Risks of Workflow Application for Process Owners

Risks of Workflow Application for Process Owners

Process owners are often asked to improve speed, consistency, and visibility with a workflow application. The risk is that the application can expose every weakness in the underlying process: unclear ownership, poor data quality, weak approvals, inconsistent exceptions, and limited support. A workflow application should not be treated as a shortcut around process discipline. It should be used to make discipline operational.

Where Workflow Applications Create Hidden Risk

Risk appears when workflows are configured around assumptions rather than real operating behavior. Purchase approvals may stall because spending limits are unclear. Customer onboarding may create duplicate records because master data rules are weak. HR requests may move to the wrong queue because employee categories are inconsistent. Finance reconciliations may still require spreadsheets because system data is incomplete. IT change requests may skip evidence capture because the form is too generic for audit needs.

What Leaders Often Get Wrong

The common mistake is believing that digitizing a process automatically standardizes it. If process owners cannot define who approves, who validates, who escalates, who resolves exceptions, and who updates documentation, the workflow application will only make confusion more visible. Another mistake is giving every department complete freedom to configure workflows differently. That can create fragmented reporting, inconsistent controls, and support complexity.

How Process Owners Should Reduce Workflow Risk

Process owners should start by identifying the moments where work slows down or risk increases. These may include missing documents, duplicate requests, delayed approvals, manual data correction, policy exceptions, failed integrations, and unclear handoffs. Each risk should have a rule, owner, escalation path, and reporting requirement. The application should then reflect those decisions through forms, routing logic, notifications, approval matrices, exception queues, and dashboard views.

What to Validate Before Implementation

Before rollout, teams should validate data fields, user roles, access rules, integration dependencies, reporting definitions, exception scenarios, and support handoffs. User acceptance testing should include real cases, not only clean examples. A process owner should test what happens when an invoice has no purchase order, an approval owner is unavailable, a customer record is incomplete, an HR document is missing, or a system update fails. These cases reveal whether the workflow can operate under pressure.

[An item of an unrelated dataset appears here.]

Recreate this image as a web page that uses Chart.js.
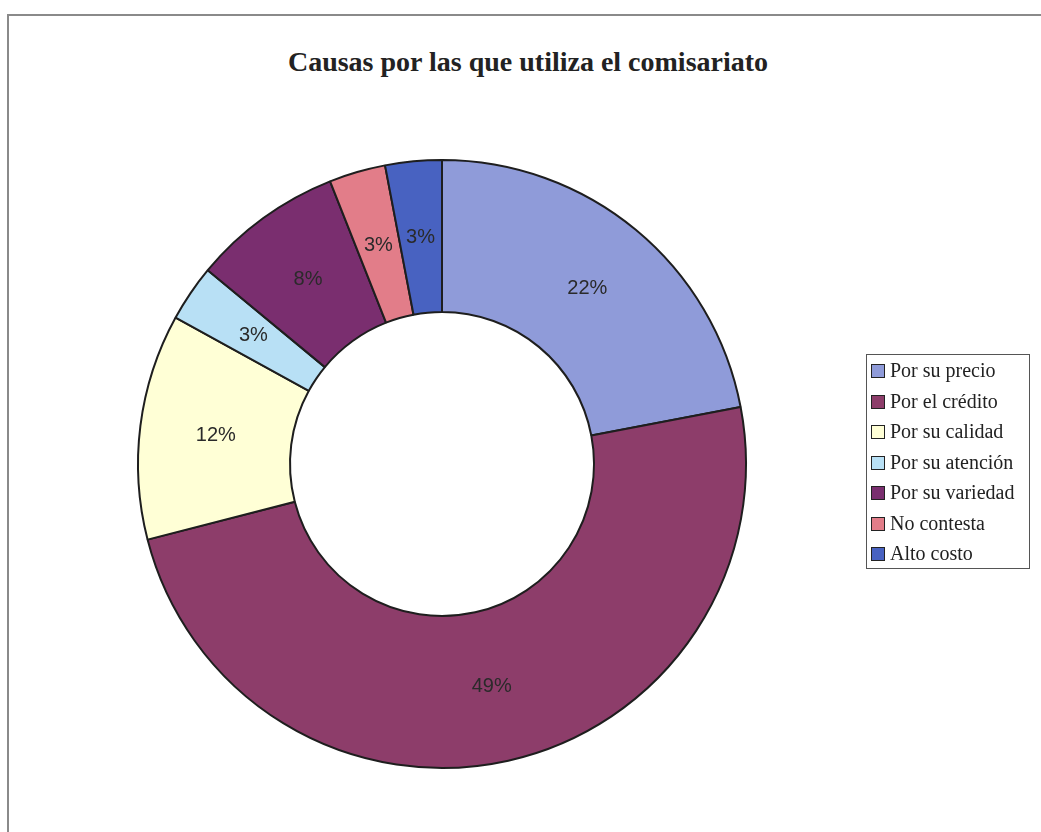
<!DOCTYPE html>
<html>
<head>
<meta charset="utf-8">
<title>Causas por las que utiliza el comisariato</title>
<script src="https://cdn.jsdelivr.net/npm/chart.js@4"></script>
<style>
	body { margin: 0; background: #fff; overflow: hidden; }
	.frame {
		position: absolute; left: 7px; top: 14px;
		width: 1100px; height: 900px;
		border-left: 2px solid #8a8a8a; border-top: 2px solid #8a8a8a;
	}
	.title {
		position: absolute; left: 0; top: 45px; width: 1056px;
		text-align: center; line-height: 34px;
		font-family: "Liberation Serif", "Times New Roman", serif;
		font-size: 28px; font-weight: bold; color: #222;
	}
	.chart-box { position: absolute; left: 0; top: 0; width: 884px; height: 832px; }
	.legend {
		position: absolute; left: 866px; top: 354px;
		width: 164px; height: 215px;
		border: 1px solid #555;
		font-family: "Liberation Serif", "Times New Roman", serif;
		font-size: 20px; color: #222;
		box-sizing: border-box;
	}
	.legend-item { height: 30.5px; line-height: 30.5px; white-space: nowrap; padding-left: 4px; }
	.legend-swatch {
		display: inline-block; width: 12px; height: 12px;
		border: 1.5px solid #222; margin-right: 5px; vertical-align: -1px;
	}
</style>
</head>
<body>
<div class="frame"></div>
<div class="title">Causas por las que utiliza el comisariato</div>
<div class="chart-box"><canvas id="chart"></canvas></div>
<div class="legend" id="legend"></div>

<script>
const causas = [
	'Por su precio',
	'Por el crédito',
	'Por su calidad',
	'Por su atención',
	'Por su variedad',
	'No contesta',
	'Alto costo'
];
const porcentajes = [22, 49, 12, 3, 8, 3, 3];
const colores = ['#8f9bd9', '#8d3d6a', '#ffffd6', '#b8e0f5', '#7a2e6f', '#e27d89', '#4862c1'];

// percentage labels in the middle of each ring segment
const etiquetas = {
	id: 'etiquetas',
	afterDatasetsDraw(chart) {
		const ctx = chart.ctx;
		const meta = chart.getDatasetMeta(0);
		ctx.save();
		ctx.font = '20px "Liberation Sans", Arial, sans-serif';
		ctx.fillStyle = '#2a2a2a';
		ctx.textAlign = 'center';
		ctx.textBaseline = 'middle';
		meta.data.forEach((arc, i) => {
			const pos = arc.tooltipPosition();
			ctx.fillText(porcentajes[i] + '%', pos.x, pos.y);
		});
		ctx.restore();
	}
};

new Chart(document.getElementById('chart'), {
	type: 'doughnut',
	data: {
		labels: causas,
		datasets: [{
			data: porcentajes,
			backgroundColor: colores,
			borderColor: '#1e1e1e',
			borderWidth: 2,
		}]
	},
	options: {
		responsive: true,
		maintainAspectRatio: false,
		animation: false,
		cutout: '50%',
		layout: { padding: { top: 159, bottom: 63 } },
		plugins: {
			legend: { display: false },
			tooltip: { enabled: false },
		},
	},
	plugins: [etiquetas],
});

// legend drawn next to the chart
const legend = document.getElementById('legend');
causas.forEach((causa, i) => {
	const item = document.createElement('div');
	item.className = 'legend-item';
	const swatch = document.createElement('span');
	swatch.className = 'legend-swatch';
	swatch.style.background = colores[i];
	item.appendChild(swatch);
	item.appendChild(document.createTextNode(causa));
	legend.appendChild(item);
});
</script>
</body>
</html>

Why Ownership and Monitoring Matter After Launch

Implementation is not the end of risk management. Workflow applications need monitoring for aging queues, failed integrations, duplicate requests, approval delays, volume spikes, and recurring exceptions. They also need documentation, change control, release communication, and support ownership. If no one reviews workflow performance, the application can slowly drift away from business reality as policies, teams, systems, and reporting requirements change.

How Neotechie Can Help

Neotechie helps process owners design workflow applications around operational control, adoption, and reliability. Depending on the need, Neotechie can support workflow assessment, custom application engineering, automation planning, integrations, quality testing, user enablement, and managed support after go-live. Where workflow automation is part of the solution, Neotechie works across leading RPA and automation platforms, including Automation Anywhere, UiPath, and Microsoft Power Automate. To reduce manual workflow risk, Explore Neotechie’s automation services.

Conclusion

A workflow application can improve control only when process owners define how work should be handled in normal and exception conditions. The real risk is not the application itself. It is using the application to hide an unresolved operating model. If your process teams need a workflow approach built for reliable execution, Neotechie can help assess, design, implement, and support it.

Frequently Asked Questions

Q. What is the biggest risk of a workflow application?

The biggest risk is automating unclear or inconsistent processes. This creates faster movement of flawed work instead of better operational control.

Q. How can process owners prepare for implementation?

They should document workflow steps, decision rules, exception paths, data requirements, approval owners, reporting needs, and support responsibilities. They should also test real exception scenarios before go-live.

Q. Why do workflow applications need support after launch?

Workflows change as teams, policies, systems, and volumes change. Ongoing support keeps routing logic, integrations, documentation, and reporting aligned with operations.